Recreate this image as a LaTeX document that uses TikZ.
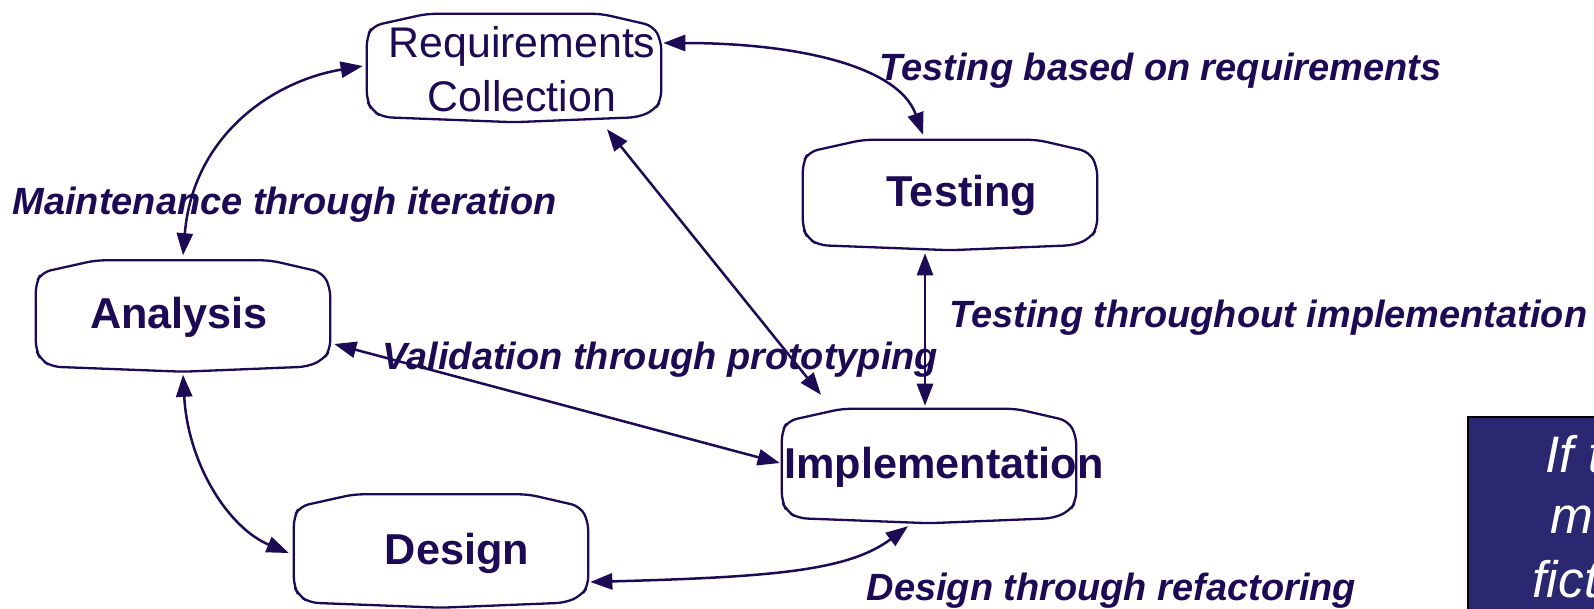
\documentclass[tikz,border=0pt]{standalone}
\usepackage{fontspec}
\setmainfont{Liberation Sans}
\usetikzlibrary{calc,arrows.meta}
\definecolor{ink}{RGB}{28,10,84}
\definecolor{slidenavy}{RGB}{42,40,112}
\newcommand\phaseoutline[1]{\draw[phaseline] ($(#1.north west)+(0,-0.23)$) -- ($(#1.north west)+(0.06,-0.12)$) -- ($(#1.north west)+(0.60,0)$) -- ($(#1.north east)+(-0.60,0)$) -- ($(#1.north east)+(-0.08,-0.12)$) -- ($(#1.north east)+(0,-0.27)$) -- ($(#1.south east)+(0,0.22)$) -- ($(#1.south east)+(-0.07,0.12)$) -- ($(#1.south east)+(-0.23,0.05)$) -- (#1.south) -- ($(#1.south west)+(0.16,0.05)$) -- ($(#1.south west)+(0.05,0.12)$) -- ($(#1.south west)+(0,0.22)$) -- cycle;}

\begin{document}
\begin{tikzpicture}[
	phase/.style={minimum width=2.93cm, minimum height=1.1cm, inner sep=0pt},
	phaseline/.style={line width=0.23mm, color=ink, line join=round, rounded corners=2.5pt},
	phasetext/.style={font=\fontsize{12.3}{15.3}\selectfont\bfseries, text=ink, inner sep=0pt, anchor=base},
	flowlabel/.style={font=\fontsize{10.8}{13}\selectfont\bfseries\itshape, text=ink, inner sep=0pt, anchor=base west},
	notetext/.style={font=\fontsize{14.6}{18}\selectfont\itshape, text=white, inner sep=0pt, anchor=base west},
	link/.style={line width=0.25mm, color=ink, {Triangle[length=6.3pt,width=4.6pt]}-{Triangle[length=6.3pt,width=4.6pt]}}
	]
		%%%%% START %%%%%
		\useasboundingbox (0,0) rectangle (15.94,6.08);
		
		\node[phase, minimum height=1.07cm] (req) at (5.14,5.40) {};
		\node[phase, minimum height=1.09cm] (test) at (9.50,4.13) {};
		\node[phase] (anal) at (1.83,2.92) {};
		\node[phase, minimum height=1.13cm] (impl) at (9.29,1.42) {};
		\node[phase, minimum height=1.12cm] (dsgn) at (4.41,0.57) {};
		
		\phaseoutline{req}
		\phaseoutline{test}
		\phaseoutline{anal}
		\phaseoutline{impl}
		\phaseoutline{dsgn}
		
		\node[phasetext, font=\fontsize{12.2}{15.3}\selectfont, align=center, anchor=center] (req-t) at (5.22,5.385) {Requirements\\Collection};
		\node[phasetext] (test-t) at (9.62,4.02) {Testing};
		\node[phasetext] (anal-t) at (1.79,2.80) {Analysis};
		\node[phasetext] (impl-t) at (9.44,1.30) {Implementation};
		\node[phasetext] (dsgn-t) at (4.57,0.44) {Design};
		
		\draw[link] ($(anal.north)+(0,0.05)$) .. controls +(0.1,1.2) and +(-0.9,-0.15) .. ($(req.west)+(-0.04,0.02)$);
		\draw[link] ($(req.east)+(0.02,0.25)$) .. controls +(1.3,0) and +(-0.25,0.7) .. ($(test.north)+(-0.27,0.05)$);
		\draw[link] ($(req.south)+(0.93,-0.07)$) -- ($(impl.north)+(-1.08,0.14)$);
		\draw[link] ($(test.south)+(-0.25,-0.03)$) -- ($(impl.north)+(-0.04,0.03)$);
		\draw[link] ($(anal.east)+(0.04,-0.28)$) -- ($(impl.west)+(-0.02,0.03)$);
		\draw[link] ($(anal.south)+(0,-0.03)$) .. controls +(0.05,-0.9) and +(-0.6,0.25) .. ($(dsgn.west)+(-0.05,-0.02)$);
		\draw[link] ($(dsgn.east)+(0.02,-0.31)$) .. controls +(1.8,0.05) and +(-0.6,-0.45) .. ($(impl.south)+(-0.21,-0.03)$);
		
		\node[flowlabel] (lbltest) at (8.79,5.28) {Testing based on requirements};
		\node[flowlabel] (lblmaint) at (0.12,3.94) {Maintenance through iteration};
		\node[flowlabel] (lblthru) at (9.49,2.81) {Testing throughout implementation};
		\node[flowlabel] (lblvalid) at (3.82,2.39) {Validation through prototyping};
		\node[flowlabel] (lblrefac) at (8.66,0.08) {Design through refactoring};
		
		\draw[fill=slidenavy, draw=black, line width=0.2mm] (14.68,1.91) rectangle (16.2,-0.2);
		\node[notetext] (note1) at (15.45,1.36) {If t};
		\node[notetext] (note2) at (15.50,0.75) {m};
		\node[notetext] (note3) at (15.32,0.11) {fict};
		%%%%% END %%%%%
\end{tikzpicture}
\end{document}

== Work to be completed ==
Print the complete listing exactly, apart from any pictures.

== Written solution ==
Recreate this image as a LaTeX document that uses TikZ.
\documentclass[tikz,border=0pt]{standalone}
\usepackage{fontspec}
\setmainfont{Liberation Sans}
\usetikzlibrary{calc,arrows.meta}
\definecolor{ink}{RGB}{28,10,84}
\definecolor{slidenavy}{RGB}{42,40,112}
\newcommand\phaseoutline[1]{\draw[phaseline] ($(#1.north west)+(0,-0.23)$) -- ($(#1.north west)+(0.06,-0.12)$) -- ($(#1.north west)+(0.60,0)$) -- ($(#1.north east)+(-0.60,0)$) -- ($(#1.north east)+(-0.08,-0.12)$) -- ($(#1.north east)+(0,-0.27)$) -- ($(#1.south east)+(0,0.22)$) -- ($(#1.south east)+(-0.07,0.12)$) -- ($(#1.south east)+(-0.23,0.05)$) -- (#1.south) -- ($(#1.south west)+(0.16,0.05)$) -- ($(#1.south west)+(0.05,0.12)$) -- ($(#1.south west)+(0,0.22)$) -- cycle;}

\begin{document}
\begin{tikzpicture}[
	phase/.style={minimum width=2.93cm, minimum height=1.1cm, inner sep=0pt},
	phaseline/.style={line width=0.23mm, color=ink, line join=round, rounded corners=2.5pt},
	phasetext/.style={font=\fontsize{12.3}{15.3}\selectfont\bfseries, text=ink, inner sep=0pt, anchor=base},
	flowlabel/.style={font=\fontsize{10.8}{13}\selectfont\bfseries\itshape, text=ink, inner sep=0pt, anchor=base west},
	notetext/.style={font=\fontsize{14.6}{18}\selectfont\itshape, text=white, inner sep=0pt, anchor=base west},
	link/.style={line width=0.25mm, color=ink, {Triangle[length=6.3pt,width=4.6pt]}-{Triangle[length=6.3pt,width=4.6pt]}}
	]
		%%%%% START %%%%%
		\useasboundingbox (0,0) rectangle (15.94,6.08);
		
		\node[phase, minimum height=1.07cm] (req) at (5.14,5.40) {};
		\node[phase, minimum height=1.09cm] (test) at (9.50,4.13) {};
		\node[phase] (anal) at (1.83,2.92) {};
		\node[phase, minimum height=1.13cm] (impl) at (9.29,1.42) {};
		\node[phase, minimum height=1.12cm] (dsgn) at (4.41,0.57) {};
		
		\phaseoutline{req}
		\phaseoutline{test}
		\phaseoutline{anal}
		\phaseoutline{impl}
		\phaseoutline{dsgn}
		
		\node[phasetext, font=\fontsize{12.2}{15.3}\selectfont, align=center, anchor=center] (req-t) at (5.22,5.385) {Requirements\\Collection};
		\node[phasetext] (test-t) at (9.62,4.02) {Testing};
		\node[phasetext] (anal-t) at (1.79,2.80) {Analysis};
		\node[phasetext] (impl-t) at (9.44,1.30) {Implementation};
		\node[phasetext] (dsgn-t) at (4.57,0.44) {Design};
		
		\draw[link] ($(anal.north)+(0,0.05)$) .. controls +(0.1,1.2) and +(-0.9,-0.15) .. ($(req.west)+(-0.04,0.02)$);
		\draw[link] ($(req.east)+(0.02,0.25)$) .. controls +(1.3,0) and +(-0.25,0.7) .. ($(test.north)+(-0.27,0.05)$);
		\draw[link] ($(req.south)+(0.93,-0.07)$) -- ($(impl.north)+(-1.08,0.14)$);
		\draw[link] ($(test.south)+(-0.25,-0.03)$) -- ($(impl.north)+(-0.04,0.03)$);
		\draw[link] ($(anal.east)+(0.04,-0.28)$) -- ($(impl.west)+(-0.02,0.03)$);
		\draw[link] ($(anal.south)+(0,-0.03)$) .. controls +(0.05,-0.9) and +(-0.6,0.25) .. ($(dsgn.west)+(-0.05,-0.02)$);
		\draw[link] ($(dsgn.east)+(0.02,-0.31)$) .. controls +(1.8,0.05) and +(-0.6,-0.45) .. ($(impl.south)+(-0.21,-0.03)$);
		
		\node[flowlabel] (lbltest) at (8.79,5.28) {Testing based on requirements};
		\node[flowlabel] (lblmaint) at (0.12,3.94) {Maintenance through iteration};
		\node[flowlabel] (lblthru) at (9.49,2.81) {Testing throughout implementation};
		\node[flowlabel] (lblvalid) at (3.82,2.39) {Validation through prototyping};
		\node[flowlabel] (lblrefac) at (8.66,0.08) {Design through refactoring};
		
		\draw[fill=slidenavy, draw=black, line width=0.2mm] (14.68,1.91) rectangle (16.2,-0.2);
		\node[notetext] (note1) at (15.45,1.36) {If t};
		\node[notetext] (note2) at (15.50,0.75) {m};
		\node[notetext] (note3) at (15.32,0.11) {fict};
		%%%%% END %%%%%
\end{tikzpicture}
\end{document}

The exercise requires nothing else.